U.S. Sen. Barbara Boxer spoke on behalf of students across the state this morning by urging Republicans to stop blocking a Democratic bill to keep student loan rates from doubling.

If Congress does not act to prevent rates on subsidized student loans from rising from 3.4 percent to 6.8 percent on July 1, millions of students nationwide and 570,000 California students will have to pay thousands more for an education.

“This week the Senate should have been working on a bill,” Boxer, D-California, said. “But, instead, the chamber was mostly empty.”

Senate Republicans on Tuesday blocked the bill to extend the current loan interest rate. Republicans objected to how the measure is to be funded.

Boxer invited several concerned college students to participate in a news conference in San Francisco this morning, including Rebekah Phillips, who said she left home at 16 years old with the dream of graduating from college and serving as a role model for her eight brothers and two sisters.

“We all say we’re for the next generation. Well, here’s the next generation,” Boxer said of the students.

Phillips said she already struggles to find loans to cover tuition.

“I am now looking at if I graduate, when I graduate, being forced to suffer an increase of the loans,” she said.

More than 75 percent of borrowers come from families with incomes less than $60,000 a year, indicating that the loan interest increase will largely impact middle-class families.

Phillips said she was concerned that the increases will make it even more difficult for graduating students, who face high unemployment rates and below-average compensated jobs, to find work and make a living wage.

“What kind of example are we setting for them if we make it impossible to do what everyone is telling them to do?” Phillips asked.

Boxer, who said she grew up in a middle-class family, recalled the benefits of her public education experience, namely that she was able to attend state college for free.

She said she was ready to fight to ensure students will continue to have affordable educational opportunities.

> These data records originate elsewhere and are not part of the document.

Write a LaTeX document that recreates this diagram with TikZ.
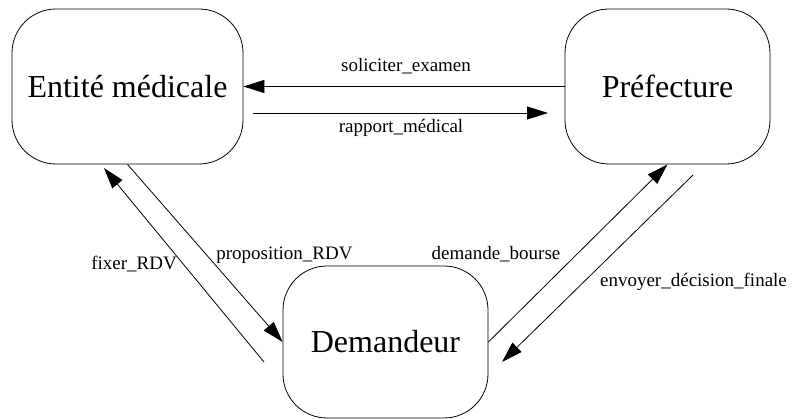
\documentclass[tikz,border=0pt]{standalone}
\usepackage{fontspec}
\setmainfont{Liberation Serif}
\usetikzlibrary{arrows.meta}
\begin{document}
\begin{tikzpicture}[x=1pt,y=-1pt,
  entity/.style={draw,line width=0.8pt,rounded corners=44pt,minimum width=231pt,minimum height=155pt,inner sep=0pt,font=\fontsize{32}{38}\selectfont},
  flow/.style={draw,line width=0.8pt,-{Triangle[length=21pt,width=13pt]}},
  lbl/.style={inner sep=0pt,anchor=base,font=\fontsize{19}{23}\selectfont}]
\useasboundingbox (0,0) rectangle (793,419);
\node[entity] (em) at (127.5,86.5) {Entité médicale};
\node[entity,minimum width=205pt] (pre) at (667.5,86.5) {Préfecture};
\node[entity,minimum width=205pt,minimum height=152pt] (dem) at (385.5,342) {Demandeur};
\coordinate (rs) at (253,113);
\coordinate (re) at (548,113);
\coordinate (fs) at (264,362);
\coordinate (fe) at (104,168);
\coordinate (es) at (693,175);
\coordinate (ee) at (502,362);
\draw[flow] (pre.west) -- (em.east);
\draw[flow] (rs) -- (re);
\draw[flow] (fs) -- (fe);
\draw[flow] (em.south) -- (dem.west);
\draw[flow] (dem.east) -- (pre.south);
\draw[flow] (es) -- (ee);
\node[lbl] (l1) at (406,72) {soliciter\_examen};
\node[lbl] (l2) at (401,133) {rapport\_médical};
\node[lbl] (l3) at (134,270) {fixer\_RDV};
\node[lbl] (l4) at (284.5,260) {proposition\_RDV};
\node[lbl] (l5) at (496,260) {demande\_bourse};
\node[lbl] (l6) at (693.5,287) {envoyer\_décision\_finale};
\end{tikzpicture}
\end{document}
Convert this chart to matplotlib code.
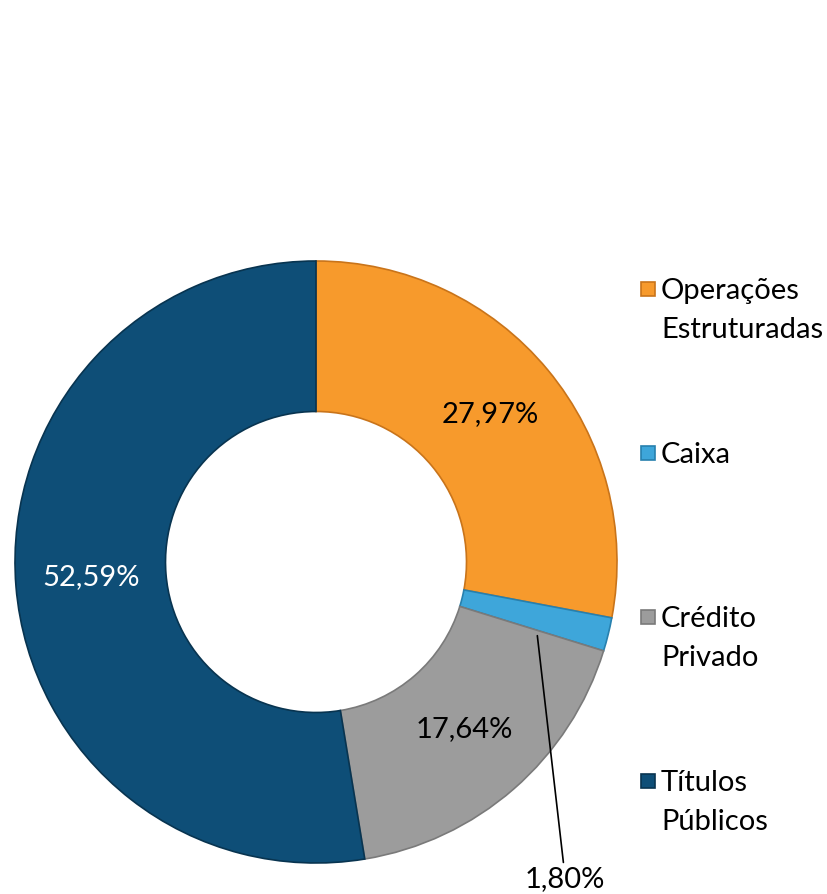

“You’re going to have your dreams, and you must not abandon those dreams,” Boxer said to the students. “It’s my job to make sure that those dreams do not cost you so much that those dreams become in many ways a burden.”

Boxer said Democrats plan to fund the $6 billion bill by closing a tax loophole affecting select wealthy stockholders of private companies, which roiled Republicans, who have been lobbying for tax cuts for the wealthy.

Although there is no clear path for how Congress will move forward on the student loan issue, Boxer suggested Republicans will “have a chance to change their mind.”